• [Provided entries]
— BEGIN —
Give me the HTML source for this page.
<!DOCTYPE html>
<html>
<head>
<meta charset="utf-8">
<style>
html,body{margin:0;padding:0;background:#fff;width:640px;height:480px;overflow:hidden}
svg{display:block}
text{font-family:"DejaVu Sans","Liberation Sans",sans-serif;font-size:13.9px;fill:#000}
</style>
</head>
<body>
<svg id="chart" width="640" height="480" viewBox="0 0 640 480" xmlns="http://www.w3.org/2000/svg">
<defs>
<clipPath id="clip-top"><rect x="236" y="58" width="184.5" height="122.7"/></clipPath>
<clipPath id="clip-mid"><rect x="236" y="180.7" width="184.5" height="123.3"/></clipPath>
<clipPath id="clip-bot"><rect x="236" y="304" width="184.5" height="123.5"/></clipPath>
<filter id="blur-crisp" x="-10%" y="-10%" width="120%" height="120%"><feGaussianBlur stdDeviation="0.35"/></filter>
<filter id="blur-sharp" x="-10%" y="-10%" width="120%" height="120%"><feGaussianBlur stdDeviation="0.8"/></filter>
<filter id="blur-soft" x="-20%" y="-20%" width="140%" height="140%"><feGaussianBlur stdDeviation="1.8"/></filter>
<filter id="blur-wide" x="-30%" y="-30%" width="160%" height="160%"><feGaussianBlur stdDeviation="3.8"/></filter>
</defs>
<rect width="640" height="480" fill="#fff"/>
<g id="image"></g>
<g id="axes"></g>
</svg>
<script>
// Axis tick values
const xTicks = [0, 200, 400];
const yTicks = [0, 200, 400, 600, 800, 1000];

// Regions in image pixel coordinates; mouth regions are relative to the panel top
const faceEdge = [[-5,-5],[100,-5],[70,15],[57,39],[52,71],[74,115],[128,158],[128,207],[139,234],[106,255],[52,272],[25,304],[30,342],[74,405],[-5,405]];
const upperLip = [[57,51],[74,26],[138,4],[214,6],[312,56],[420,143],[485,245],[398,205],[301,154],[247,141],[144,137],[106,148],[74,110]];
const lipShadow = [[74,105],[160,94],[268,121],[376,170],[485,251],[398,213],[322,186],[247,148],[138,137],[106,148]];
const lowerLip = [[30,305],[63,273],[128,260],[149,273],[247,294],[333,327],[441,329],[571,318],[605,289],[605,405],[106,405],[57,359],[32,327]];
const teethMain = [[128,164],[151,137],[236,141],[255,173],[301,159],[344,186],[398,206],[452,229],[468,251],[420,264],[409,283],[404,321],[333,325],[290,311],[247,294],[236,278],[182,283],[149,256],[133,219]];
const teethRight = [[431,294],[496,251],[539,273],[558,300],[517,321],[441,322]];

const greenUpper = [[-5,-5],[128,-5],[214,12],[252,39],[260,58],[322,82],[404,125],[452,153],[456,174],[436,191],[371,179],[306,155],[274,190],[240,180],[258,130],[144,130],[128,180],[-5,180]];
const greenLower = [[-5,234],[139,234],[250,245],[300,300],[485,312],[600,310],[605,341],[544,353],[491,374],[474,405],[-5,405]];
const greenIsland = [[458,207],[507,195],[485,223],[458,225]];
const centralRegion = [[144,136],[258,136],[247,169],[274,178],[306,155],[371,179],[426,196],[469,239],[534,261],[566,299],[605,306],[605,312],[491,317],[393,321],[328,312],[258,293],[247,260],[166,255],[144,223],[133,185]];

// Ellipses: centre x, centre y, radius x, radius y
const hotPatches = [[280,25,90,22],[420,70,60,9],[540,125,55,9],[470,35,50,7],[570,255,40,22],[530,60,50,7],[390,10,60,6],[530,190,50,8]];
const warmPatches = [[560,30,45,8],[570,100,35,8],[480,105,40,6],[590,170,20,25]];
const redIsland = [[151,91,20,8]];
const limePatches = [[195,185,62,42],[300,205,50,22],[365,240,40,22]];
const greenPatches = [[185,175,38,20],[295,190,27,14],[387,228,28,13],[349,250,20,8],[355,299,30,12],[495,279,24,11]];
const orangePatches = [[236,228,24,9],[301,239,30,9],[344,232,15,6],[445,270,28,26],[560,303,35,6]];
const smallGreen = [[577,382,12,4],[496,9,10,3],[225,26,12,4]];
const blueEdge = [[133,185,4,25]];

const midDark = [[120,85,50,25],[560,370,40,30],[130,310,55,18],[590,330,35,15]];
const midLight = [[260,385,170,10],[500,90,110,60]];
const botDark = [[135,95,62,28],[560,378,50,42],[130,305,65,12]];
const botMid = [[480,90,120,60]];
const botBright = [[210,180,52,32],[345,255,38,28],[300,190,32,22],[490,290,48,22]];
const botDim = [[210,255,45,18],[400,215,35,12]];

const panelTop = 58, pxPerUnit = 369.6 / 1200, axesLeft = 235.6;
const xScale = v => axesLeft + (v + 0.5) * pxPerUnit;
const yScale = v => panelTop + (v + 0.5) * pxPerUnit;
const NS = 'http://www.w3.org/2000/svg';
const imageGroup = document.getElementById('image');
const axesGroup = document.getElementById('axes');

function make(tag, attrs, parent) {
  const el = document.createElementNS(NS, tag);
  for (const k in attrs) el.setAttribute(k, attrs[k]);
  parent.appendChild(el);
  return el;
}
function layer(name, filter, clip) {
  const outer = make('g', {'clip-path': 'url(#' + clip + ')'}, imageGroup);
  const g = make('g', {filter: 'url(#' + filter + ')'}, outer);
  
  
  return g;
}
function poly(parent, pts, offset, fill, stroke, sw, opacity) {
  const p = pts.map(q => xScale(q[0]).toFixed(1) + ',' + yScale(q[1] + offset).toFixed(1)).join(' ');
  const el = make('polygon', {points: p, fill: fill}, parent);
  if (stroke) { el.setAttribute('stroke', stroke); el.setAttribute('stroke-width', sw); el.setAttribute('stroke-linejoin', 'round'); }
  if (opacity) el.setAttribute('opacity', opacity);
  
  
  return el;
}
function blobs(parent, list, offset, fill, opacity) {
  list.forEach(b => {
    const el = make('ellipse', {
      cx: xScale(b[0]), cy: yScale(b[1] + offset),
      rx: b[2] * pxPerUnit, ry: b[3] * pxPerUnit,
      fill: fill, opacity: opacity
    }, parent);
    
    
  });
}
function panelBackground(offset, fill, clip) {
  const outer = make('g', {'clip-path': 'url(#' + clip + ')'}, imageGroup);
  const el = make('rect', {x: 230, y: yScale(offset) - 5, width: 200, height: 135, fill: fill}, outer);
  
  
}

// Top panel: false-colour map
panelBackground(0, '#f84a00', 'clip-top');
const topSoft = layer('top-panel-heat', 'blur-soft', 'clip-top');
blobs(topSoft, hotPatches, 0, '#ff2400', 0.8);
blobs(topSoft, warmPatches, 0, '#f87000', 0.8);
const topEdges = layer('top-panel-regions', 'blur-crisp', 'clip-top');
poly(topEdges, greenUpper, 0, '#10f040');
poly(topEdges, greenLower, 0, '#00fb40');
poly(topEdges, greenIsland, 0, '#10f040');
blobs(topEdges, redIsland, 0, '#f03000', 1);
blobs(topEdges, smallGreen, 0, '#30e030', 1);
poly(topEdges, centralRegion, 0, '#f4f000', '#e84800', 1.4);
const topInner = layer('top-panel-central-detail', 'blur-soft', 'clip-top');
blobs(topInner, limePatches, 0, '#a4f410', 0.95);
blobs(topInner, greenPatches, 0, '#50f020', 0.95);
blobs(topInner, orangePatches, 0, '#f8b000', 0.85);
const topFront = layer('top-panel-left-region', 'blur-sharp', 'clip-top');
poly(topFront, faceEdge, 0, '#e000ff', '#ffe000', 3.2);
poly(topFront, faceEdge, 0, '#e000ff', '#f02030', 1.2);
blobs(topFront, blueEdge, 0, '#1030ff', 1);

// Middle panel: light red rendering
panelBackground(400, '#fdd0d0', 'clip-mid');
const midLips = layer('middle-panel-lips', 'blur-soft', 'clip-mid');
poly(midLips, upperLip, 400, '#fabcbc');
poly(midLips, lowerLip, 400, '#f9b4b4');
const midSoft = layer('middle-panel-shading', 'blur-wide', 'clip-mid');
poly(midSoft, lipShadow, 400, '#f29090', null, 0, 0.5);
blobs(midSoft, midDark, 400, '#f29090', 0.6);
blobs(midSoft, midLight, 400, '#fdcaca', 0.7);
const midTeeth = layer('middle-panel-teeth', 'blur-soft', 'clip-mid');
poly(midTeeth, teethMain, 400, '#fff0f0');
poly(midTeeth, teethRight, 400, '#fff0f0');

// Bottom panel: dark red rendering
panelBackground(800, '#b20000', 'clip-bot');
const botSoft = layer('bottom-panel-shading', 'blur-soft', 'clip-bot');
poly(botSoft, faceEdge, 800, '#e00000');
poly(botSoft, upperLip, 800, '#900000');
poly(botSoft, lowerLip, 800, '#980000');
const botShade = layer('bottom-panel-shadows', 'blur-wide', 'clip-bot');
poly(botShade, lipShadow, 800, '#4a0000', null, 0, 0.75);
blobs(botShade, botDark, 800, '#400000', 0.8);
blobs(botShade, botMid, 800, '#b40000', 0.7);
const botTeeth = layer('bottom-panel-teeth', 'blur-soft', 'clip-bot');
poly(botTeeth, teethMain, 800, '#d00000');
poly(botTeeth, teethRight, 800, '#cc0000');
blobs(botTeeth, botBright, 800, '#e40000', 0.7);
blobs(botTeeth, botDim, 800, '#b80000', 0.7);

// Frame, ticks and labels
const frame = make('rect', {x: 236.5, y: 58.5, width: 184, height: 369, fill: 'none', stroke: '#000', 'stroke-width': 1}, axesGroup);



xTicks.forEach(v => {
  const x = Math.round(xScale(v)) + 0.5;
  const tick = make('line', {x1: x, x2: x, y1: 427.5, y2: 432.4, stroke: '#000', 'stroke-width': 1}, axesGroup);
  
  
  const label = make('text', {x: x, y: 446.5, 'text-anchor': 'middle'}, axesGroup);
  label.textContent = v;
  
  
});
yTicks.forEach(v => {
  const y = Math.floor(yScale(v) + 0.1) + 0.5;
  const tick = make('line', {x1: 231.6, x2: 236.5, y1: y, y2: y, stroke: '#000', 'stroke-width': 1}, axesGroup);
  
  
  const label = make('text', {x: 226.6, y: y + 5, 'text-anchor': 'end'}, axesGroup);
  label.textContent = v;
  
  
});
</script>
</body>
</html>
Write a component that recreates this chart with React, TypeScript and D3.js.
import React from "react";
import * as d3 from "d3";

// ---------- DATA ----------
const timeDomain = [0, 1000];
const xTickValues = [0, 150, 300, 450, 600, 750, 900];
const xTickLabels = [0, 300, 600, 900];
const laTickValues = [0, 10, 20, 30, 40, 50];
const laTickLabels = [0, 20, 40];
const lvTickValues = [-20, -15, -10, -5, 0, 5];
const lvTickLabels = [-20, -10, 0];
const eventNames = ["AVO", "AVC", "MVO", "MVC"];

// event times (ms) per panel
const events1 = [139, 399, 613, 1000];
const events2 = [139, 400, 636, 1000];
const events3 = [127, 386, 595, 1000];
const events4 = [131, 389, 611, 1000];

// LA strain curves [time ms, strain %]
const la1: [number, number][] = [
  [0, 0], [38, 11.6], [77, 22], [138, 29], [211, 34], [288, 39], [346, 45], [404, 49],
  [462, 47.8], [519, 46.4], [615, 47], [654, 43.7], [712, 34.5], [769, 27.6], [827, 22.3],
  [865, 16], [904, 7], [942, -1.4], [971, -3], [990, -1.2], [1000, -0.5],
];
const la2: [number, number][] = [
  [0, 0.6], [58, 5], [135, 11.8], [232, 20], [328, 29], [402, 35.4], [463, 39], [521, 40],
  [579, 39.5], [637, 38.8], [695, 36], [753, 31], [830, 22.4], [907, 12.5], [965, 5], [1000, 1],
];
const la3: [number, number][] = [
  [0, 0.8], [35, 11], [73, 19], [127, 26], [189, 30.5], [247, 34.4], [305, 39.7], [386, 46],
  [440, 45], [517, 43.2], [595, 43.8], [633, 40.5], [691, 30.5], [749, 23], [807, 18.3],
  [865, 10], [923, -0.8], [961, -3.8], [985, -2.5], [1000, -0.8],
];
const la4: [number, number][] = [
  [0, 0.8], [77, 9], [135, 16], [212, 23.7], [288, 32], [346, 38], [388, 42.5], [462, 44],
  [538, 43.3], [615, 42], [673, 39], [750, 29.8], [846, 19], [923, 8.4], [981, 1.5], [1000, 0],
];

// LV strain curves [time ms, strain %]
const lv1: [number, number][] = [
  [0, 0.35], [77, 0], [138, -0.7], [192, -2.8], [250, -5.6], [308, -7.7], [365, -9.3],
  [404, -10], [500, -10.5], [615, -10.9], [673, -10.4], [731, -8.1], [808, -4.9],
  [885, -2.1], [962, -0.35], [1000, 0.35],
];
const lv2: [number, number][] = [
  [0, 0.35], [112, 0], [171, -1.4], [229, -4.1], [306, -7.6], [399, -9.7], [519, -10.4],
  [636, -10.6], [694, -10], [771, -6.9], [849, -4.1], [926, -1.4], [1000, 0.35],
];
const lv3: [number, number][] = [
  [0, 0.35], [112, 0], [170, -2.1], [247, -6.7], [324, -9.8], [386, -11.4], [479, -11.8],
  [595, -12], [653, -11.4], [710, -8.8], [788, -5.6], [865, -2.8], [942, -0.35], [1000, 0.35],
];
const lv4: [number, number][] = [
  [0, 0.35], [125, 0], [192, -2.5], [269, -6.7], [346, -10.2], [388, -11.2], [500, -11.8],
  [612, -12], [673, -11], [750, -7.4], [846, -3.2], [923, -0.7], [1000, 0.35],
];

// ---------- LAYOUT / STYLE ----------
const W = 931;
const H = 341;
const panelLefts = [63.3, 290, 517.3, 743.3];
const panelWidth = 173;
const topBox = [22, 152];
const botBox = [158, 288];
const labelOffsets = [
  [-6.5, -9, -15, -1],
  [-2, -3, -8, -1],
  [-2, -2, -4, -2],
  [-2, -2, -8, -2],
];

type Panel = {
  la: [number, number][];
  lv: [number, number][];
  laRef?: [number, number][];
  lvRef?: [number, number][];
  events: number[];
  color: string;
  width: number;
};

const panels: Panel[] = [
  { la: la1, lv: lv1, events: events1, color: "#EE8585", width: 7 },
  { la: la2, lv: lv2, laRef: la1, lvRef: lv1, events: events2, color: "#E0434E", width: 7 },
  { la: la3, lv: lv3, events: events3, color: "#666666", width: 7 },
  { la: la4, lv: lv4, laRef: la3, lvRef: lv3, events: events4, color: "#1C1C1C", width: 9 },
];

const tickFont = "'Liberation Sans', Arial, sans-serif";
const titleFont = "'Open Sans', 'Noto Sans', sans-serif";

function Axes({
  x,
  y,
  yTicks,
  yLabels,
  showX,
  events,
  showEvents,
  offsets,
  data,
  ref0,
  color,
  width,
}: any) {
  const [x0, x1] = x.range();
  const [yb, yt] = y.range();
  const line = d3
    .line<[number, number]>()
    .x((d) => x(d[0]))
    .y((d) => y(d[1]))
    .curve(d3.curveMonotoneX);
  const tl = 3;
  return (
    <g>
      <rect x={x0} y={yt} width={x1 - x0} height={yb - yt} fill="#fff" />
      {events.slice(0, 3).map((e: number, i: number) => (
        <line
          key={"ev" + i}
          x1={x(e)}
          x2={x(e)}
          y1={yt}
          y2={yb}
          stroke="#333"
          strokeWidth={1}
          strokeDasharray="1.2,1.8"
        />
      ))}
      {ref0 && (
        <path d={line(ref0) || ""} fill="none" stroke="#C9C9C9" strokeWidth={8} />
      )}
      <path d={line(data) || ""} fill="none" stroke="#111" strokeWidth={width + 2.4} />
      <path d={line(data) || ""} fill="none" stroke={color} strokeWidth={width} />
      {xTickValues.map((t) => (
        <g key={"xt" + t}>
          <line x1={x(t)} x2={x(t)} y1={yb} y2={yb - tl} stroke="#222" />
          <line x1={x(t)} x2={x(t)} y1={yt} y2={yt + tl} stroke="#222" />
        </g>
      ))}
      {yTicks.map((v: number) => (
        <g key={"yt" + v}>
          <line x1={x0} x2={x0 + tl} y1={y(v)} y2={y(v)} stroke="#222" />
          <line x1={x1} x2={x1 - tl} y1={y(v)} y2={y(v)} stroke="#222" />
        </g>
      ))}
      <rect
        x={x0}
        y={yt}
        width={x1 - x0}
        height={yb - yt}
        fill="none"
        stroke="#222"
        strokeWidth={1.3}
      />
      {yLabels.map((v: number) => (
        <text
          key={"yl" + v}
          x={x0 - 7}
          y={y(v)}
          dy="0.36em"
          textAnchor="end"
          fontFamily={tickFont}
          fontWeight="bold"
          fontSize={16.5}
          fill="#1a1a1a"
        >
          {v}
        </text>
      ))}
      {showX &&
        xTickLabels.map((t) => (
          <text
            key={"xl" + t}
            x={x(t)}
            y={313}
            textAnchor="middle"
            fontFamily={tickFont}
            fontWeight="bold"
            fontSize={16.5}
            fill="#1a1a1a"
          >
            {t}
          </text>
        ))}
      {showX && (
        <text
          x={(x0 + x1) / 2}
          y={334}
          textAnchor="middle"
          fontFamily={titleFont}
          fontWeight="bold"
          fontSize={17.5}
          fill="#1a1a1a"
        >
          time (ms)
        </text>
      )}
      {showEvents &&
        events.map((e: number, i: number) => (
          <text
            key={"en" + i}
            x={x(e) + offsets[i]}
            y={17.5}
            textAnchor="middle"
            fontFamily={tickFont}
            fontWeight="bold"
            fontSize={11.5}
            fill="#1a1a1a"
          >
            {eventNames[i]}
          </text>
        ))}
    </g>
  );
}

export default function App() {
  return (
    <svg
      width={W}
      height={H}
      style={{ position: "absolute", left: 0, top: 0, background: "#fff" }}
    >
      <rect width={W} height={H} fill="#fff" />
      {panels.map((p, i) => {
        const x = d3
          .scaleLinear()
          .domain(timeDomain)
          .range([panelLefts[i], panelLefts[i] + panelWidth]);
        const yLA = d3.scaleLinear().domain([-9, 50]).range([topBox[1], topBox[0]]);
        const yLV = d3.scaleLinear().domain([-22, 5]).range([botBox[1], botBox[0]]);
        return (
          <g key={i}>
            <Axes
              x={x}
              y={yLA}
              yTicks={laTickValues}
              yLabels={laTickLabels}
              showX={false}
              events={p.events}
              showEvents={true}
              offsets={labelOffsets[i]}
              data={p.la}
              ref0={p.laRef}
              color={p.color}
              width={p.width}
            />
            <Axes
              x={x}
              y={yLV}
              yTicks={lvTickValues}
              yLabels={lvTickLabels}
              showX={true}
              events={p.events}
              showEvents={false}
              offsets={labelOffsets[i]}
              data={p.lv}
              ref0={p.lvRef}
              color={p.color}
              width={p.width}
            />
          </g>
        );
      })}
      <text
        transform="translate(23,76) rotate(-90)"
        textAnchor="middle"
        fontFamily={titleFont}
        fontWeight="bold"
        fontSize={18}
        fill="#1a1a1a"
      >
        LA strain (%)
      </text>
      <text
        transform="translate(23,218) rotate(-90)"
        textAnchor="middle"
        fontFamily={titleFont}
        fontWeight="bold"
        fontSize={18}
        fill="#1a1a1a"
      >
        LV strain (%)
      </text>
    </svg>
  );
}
— END —
• [What needs to be done]
Take the line containing "Write a component" and the line containing "import * as". Write out both and all lines between, exactly, and nothing more.

• [Complete response]
Write a component that recreates this chart with React, TypeScript and D3.js.
import React from "react";
import * as d3 from "d3";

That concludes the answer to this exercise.